Bununla bitiyor mu? Tabii ki hayır. Hemen her gün, her alanda, her sektörde cehaletten doğan facialarla karşı karşıya kalıyoruz.

Şehirlerimizde suların akak yerlerine, heyelan bölgelerinde koca koca kaya bloklarının altına, deniz kıyılarında çamur zemine gerekli tedbirleri almadan binalar yapılmasına izin veriyoruz. Yapana, izin verene, alana cahil denmez de ne denir. Bunlar yıkılıyor, içindekiler helak oluyor. Peki bunların yapılmasına izin veren yetkililer sorumlu değil mi?

Trafik berbat. Otomobil kullanmayı bilmekle trafiği kullanmayı bilmek iki ayrı şey. Her türlü trafik kuralını ihlal ederek hem kendisini, hem kendi otomobilindeki yakınlarını, oğlunu, kızını, eşini ve hem de diğer kullanıcıları tehlikeye atmaya neden olan şey cehalet değil de nedir.

Aklı başında, bir insan bu kadar kıymetli varlıklarını böylesine riske atar mı hiç? Cehalet işte.

Yüksek riskli işyerinde SSK primi ödememek için sigortasız işçi, yasak olmasına rağmen çocuk işçi çalıştırmak, bunların olumsuz bir durumda yaratabileceği sonuçları düşünmemek, gerekli tedbirleri almamak, sadece fazla para kazanmak düşüncesi ile ifade edilemeyecek kadar sığ kalıyor. Bunları düşünememek tam anlamı ile cehalet.
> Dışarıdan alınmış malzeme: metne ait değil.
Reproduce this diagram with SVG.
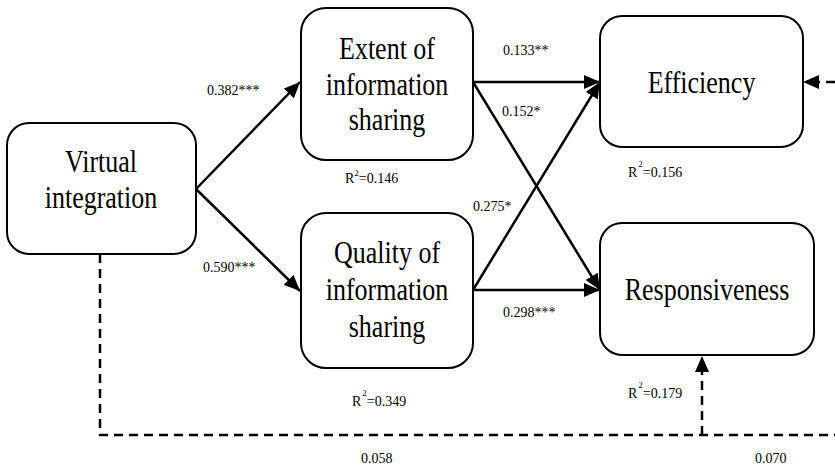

Denetlememek de cehaletin bir başka türü.

Şayet denetim için işinin ehli, uzman, bu konuda yetişmiş bir kişi atanmış olsaydı sonuç böyle olmazdı. Öyle bir uzmanın böylesine cahilce davranmayacağı muhakkak. Şayet durum farklı ise Bilgisizlik, bilinçsizlik, sonucunu düşünmeden hareket etmek de Cehalet.

Otobüslere üç kuruş daha ucuz diye mazot yerine merdivenaltı üretimi yanıcı bir sıvı koyup yola çıkmak da cehalet. Bu sıvı ile çalışan motorlar alev alıyor, yolcular yanıyor, ölüyor. Bu yakıtı kullanmak cehalet, sorumluları en ağır cezalara çarptırmamak işte o da cehalet.

Namusu apışarasına indirgeyen, beyinde aldatmanın diğerinden daha alçakça olduğunu sorgulamayan, ayrıldığında karısını vuran, bıçaklayan düşünce tarzı da cehalet.

Cehalet her yerde. Kesilen zeytin ağacında, yok edilen tabiatta, talan edilen sahillerde yarını düşünmeden sadece bugünü yaşamak tam anlamı ile cehalet.